The differences are clear; but at the time so outspoken, that it was unlikely just due to the implementation, especially in light of our results. Case in point: the SCN file format differs little from the SVS format (they’re move adapted and renamed variants of the generic TIFF format).

So we started looking at a higher level of the SCN file that we were using for our analysis. Showing the slide’s meta-data in PMA.core 1, PMA.core 1 + OpenSlide, and PMA.core 2. As PMA.core 1 and PMA.core 2 show similar performance, we only include PMA.core 2 (on the right) in the screenshot below.

What happens is that PMA.core 2 only identifies the tissue on the glass, while OpenSlide not only identifies the tissue, but also builds a virtual whitespace area around the slide.

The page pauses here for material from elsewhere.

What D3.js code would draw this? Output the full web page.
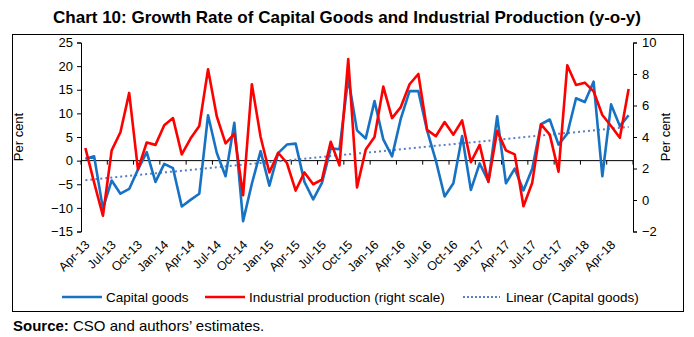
<!DOCTYPE html>
<html>
<head>
<meta charset="utf-8">
<script src="https://cdn.jsdelivr.net/npm/d3@7"></script>
<style>
  body { margin: 0; background: #fff; }
  text { font-family: "Liberation Sans", Arial, sans-serif; }
</style>
</head>
<body>
<div id="chart"></div>
<script>
// months, Apr-13 to Jun-18
var months = [
  "Apr-13","May-13","Jun-13","Jul-13","Aug-13","Sep-13","Oct-13","Nov-13","Dec-13",
  "Jan-14","Feb-14","Mar-14","Apr-14","May-14","Jun-14","Jul-14","Aug-14","Sep-14",
  "Oct-14","Nov-14","Dec-14","Jan-15","Feb-15","Mar-15","Apr-15","May-15","Jun-15",
  "Jul-15","Aug-15","Sep-15","Oct-15","Nov-15","Dec-15","Jan-16","Feb-16","Mar-16",
  "Apr-16","May-16","Jun-16","Jul-16","Aug-16","Sep-16","Oct-16","Nov-16","Dec-16",
  "Jan-17","Feb-17","Mar-17","Apr-17","May-17","Jun-17","Jul-17","Aug-17","Sep-17",
  "Oct-17","Nov-17","Dec-17","Jan-18","Feb-18","Mar-18","Apr-18","May-18","Jun-18"
];

// capital goods growth, per cent (left scale)
var capitalGoods = [
  0.4, 0.9, -10.1, -4.2, -7.0, -6.0, -1.9, 1.8, -4.5,
  -0.7, -1.6, -9.7, -8.3, -7.0, 9.6, 1.6, -3.3, 8.0,
  -12.8, -4.9, 2.0, -5.3, 1.6, 3.4, 3.6, -4.5, -8.2,
  -4.7, 2.6, 2.4, 17.5, 6.4, 4.7, 12.6, 4.5, 0.9,
  8.9, 14.7, 14.7, 6.4, 0.0, -7.6, -4.8, 5.2, -6.2,
  -0.6, -4.4, 9.4, -4.8, -1.7, -6.3, -1.7, 7.7, 8.7,
  3.4, 5.7, 13.2, 12.4, 16.7, -3.3, 11.9, 7.3, 9.6
];

// industrial production growth, per cent (right scale)
var industrialProd = [
  3.3, 1.1, -1.0, 3.15, 4.3, 6.8, 1.95, 3.65, 3.5,
  4.75, 5.2, 2.9, 3.9, 4.7, 8.3, 5.3, 3.6, 4.2,
  0.3, 7.35, 4.0, 1.75, 3.0, 2.35, 0.6, 1.75, 1.0,
  1.3, 3.7, 2.2, 8.95, 0.8, 3.2, 4.0, 7.2, 5.2,
  5.9, 7.35, 8.0, 4.45, 4.05, 4.95, 4.15, 5.05, 2.4,
  3.5, 1.15, 4.4, 3.15, 2.9, -0.4, 1.1, 4.8, 4.15,
  1.8, 8.55, 7.3, 7.45, 6.9, 5.4, 4.7, 3.95, 7.05
];

var leftTicks = [-15, -10, -5, 0, 5, 10, 15, 20, 25];
var rightTicks = [-2, 0, 2, 4, 6, 8, 10];

var W = 694, H = 337;
var plot = { left: 81, right: 633, top: 42.5, bottom: 231.5 };

var svg = d3.select("#chart").append("svg")
  .attr("width", W)
  .attr("height", H);

// title
svg.append("text")
  .attr("x", W / 2)
  .attr("y", 23)
  .attr("text-anchor", "middle")
  .attr("textLength", 588)
  .attr("lengthAdjust", "spacingAndGlyphs")
  .style("font-size", "17px")
  .style("font-weight", "bold")
  .text("Chart 10: Growth Rate of Capital Goods and Industrial Production (y-o-y)");

// outer frame
svg.append("rect")
  .attr("x", 12.5).attr("y", 34.5)
  .attr("width", 671).attr("height", 277)
  .attr("fill", "none")
  .attr("stroke", "#000")
  .attr("stroke-width", 1);

var x = d3.scaleBand()
  .domain(months)
  .range([plot.left, plot.right]);

var yL = d3.scaleLinear().domain([-15, 25]).range([plot.bottom, plot.top]);
var yR = d3.scaleLinear().domain([-2, 10]).range([plot.bottom, plot.top]);

var cx = function(m) { return x(m) + x.bandwidth() / 2; };

// left axis
var leftAxis = svg.append("g")
  .attr("transform", "translate(" + plot.left + ",0)")
  .call(d3.axisLeft(yL).tickValues(leftTicks).tickSize(4).tickPadding(4));
leftAxis.selectAll("text").style("font-size", "13px").attr("fill", "#000");

// right axis
var rightAxis = svg.append("g")
  .attr("transform", "translate(" + plot.right + ",0)")
  .call(d3.axisRight(yR).tickValues(rightTicks).tickSize(4).tickPadding(5));
rightAxis.selectAll("text").style("font-size", "13px").attr("fill", "#000");

[leftAxis, rightAxis].forEach(function(a) {
  a.selectAll("path, line").attr("stroke", "#000");
});

// category axis at zero
var zeroY = yL(0);
svg.append("line")
  .attr("x1", plot.left).attr("x2", plot.right)
  .attr("y1", zeroY).attr("y2", zeroY)
  .attr("stroke", "#000");

var tickIdx = d3.range(0, months.length + 1, 3);
svg.selectAll(".xtick")
  .data(tickIdx)
  .enter().append("line")
  .attr("class", "xtick")
  .attr("x1", function(i) { return plot.left + i * x.step(); })
  .attr("x2", function(i) { return plot.left + i * x.step(); })
  .attr("y1", zeroY).attr("y2", zeroY + 4)
  .attr("stroke", "#000");

var labelMonths = months.filter(function(m, i) { return i % 3 === 0; });
svg.selectAll(".xlab")
  .data(labelMonths)
  .enter().append("text")
  .attr("class", "xlab")
  .attr("text-anchor", "end")
  .style("font-size", "12.5px")
  .attr("transform", function(m) {
    return "translate(" + (cx(m) + 5) + "," + (plot.bottom + 14) + ") rotate(-45)";
  })
  .text(function(m) { return m; });

// axis titles
svg.append("text")
  .attr("transform", "translate(23," + ((plot.top + plot.bottom) / 2) + ") rotate(-90)")
  .attr("text-anchor", "middle")
  .style("font-size", "13px")
  .text("Per cent");

svg.append("text")
  .attr("transform", "translate(670," + ((plot.top + plot.bottom) / 2) + ") rotate(-90)")
  .attr("text-anchor", "middle")
  .style("font-size", "13px")
  .text("Per cent");

// linear trend of capital goods (least squares, as the spreadsheet trendline)
var n = capitalGoods.length;
var xs = d3.range(n);
var mx = d3.mean(xs), my = d3.mean(capitalGoods);
var sxy = d3.sum(xs, function(i) { return (i - mx) * (capitalGoods[i] - my); });
var sxx = d3.sum(xs, function(i) { return (i - mx) * (i - mx); });
var slope = sxy / sxx, intercept = my - slope * mx;

svg.append("line")
  .attr("x1", cx(months[0])).attr("y1", yL(intercept))
  .attr("x2", cx(months[n - 1])).attr("y2", yL(intercept + slope * (n - 1)))
  .attr("stroke", "#5a7fc4")
  .attr("stroke-width", 2)
  .attr("stroke-dasharray", "2,3");

// series lines
var lineL = d3.line()
  .x(function(d, i) { return cx(months[i]); })
  .y(function(d) { return yL(d); });
var lineR = d3.line()
  .x(function(d, i) { return cx(months[i]); })
  .y(function(d) { return yR(d); });

svg.append("path")
  .datum(capitalGoods)
  .attr("d", lineL)
  .attr("fill", "none")
  .attr("stroke", "#1872c4")
  .attr("stroke-width", 2.6)
  .attr("stroke-linejoin", "round");

svg.append("path")
  .datum(industrialProd)
  .attr("d", lineR)
  .attr("fill", "none")
  .attr("stroke", "#ff0000")
  .attr("stroke-width", 2.6)
  .attr("stroke-linejoin", "round");

// legend
var legendItems = [
  { label: "Capital goods", color: "#1872c4", dash: null, x1: 62, x2: 102, tx: 106 },
  { label: "Industrial production (right scale)", color: "#ff0000", dash: null, x1: 205, x2: 245, tx: 249 },
  { label: "Linear (Capital goods)", color: "#5a7fc4", dash: "2,2", x1: 463, x2: 500, tx: 506 }
];
var legY = 297;
var leg = svg.selectAll(".leg")
  .data(legendItems)
  .enter().append("g")
  .attr("class", "leg");
leg.append("line")
  .attr("x1", function(d) { return d.x1; })
  .attr("x2", function(d) { return d.x2; })
  .attr("y1", legY).attr("y2", legY)
  .attr("stroke", function(d) { return d.color; })
  .attr("stroke-width", function(d) { return d.dash ? 2 : 2.6; })
  .attr("stroke-dasharray", function(d) { return d.dash; });
leg.append("text")
  .attr("x", function(d) { return d.tx; })
  .attr("y", legY + 5)
  .style("font-size", "13.5px")
  .text(function(d) { return d.label; });

// source note
var src = svg.append("text")
  .attr("x", 13)
  .attr("y", 331)
  .style("font-size", "15px");
src.append("tspan").style("font-weight", "bold").text("Source:");
src.append("tspan").text(" CSO and authors\u2019 estimates.");
</script>
</body>
</html>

This representation of the slide in OpenSlide is therefore much larger than the representation of slide in PMA.core (even though we’re talking about the same slide). The pixel space is with OpenSlide is almost 6 times bigger (5.76 times to be exact); but all of that extra space are just empty tiles.

Now when we’re doing random sampling of tiles, we select from the entire pixel space. So, by chance, when selecting random tiles from the OpenSlide rendering engine, we’re much more likely to end up with an empty tile, than with PMA.core. Tiles get send back to the client in JPEG files, and blank tiles can be compressed and reduced in size much more than actual tissue tiles. We looked at the histogram and cumulative frequency distribution of pixel values in our latest post.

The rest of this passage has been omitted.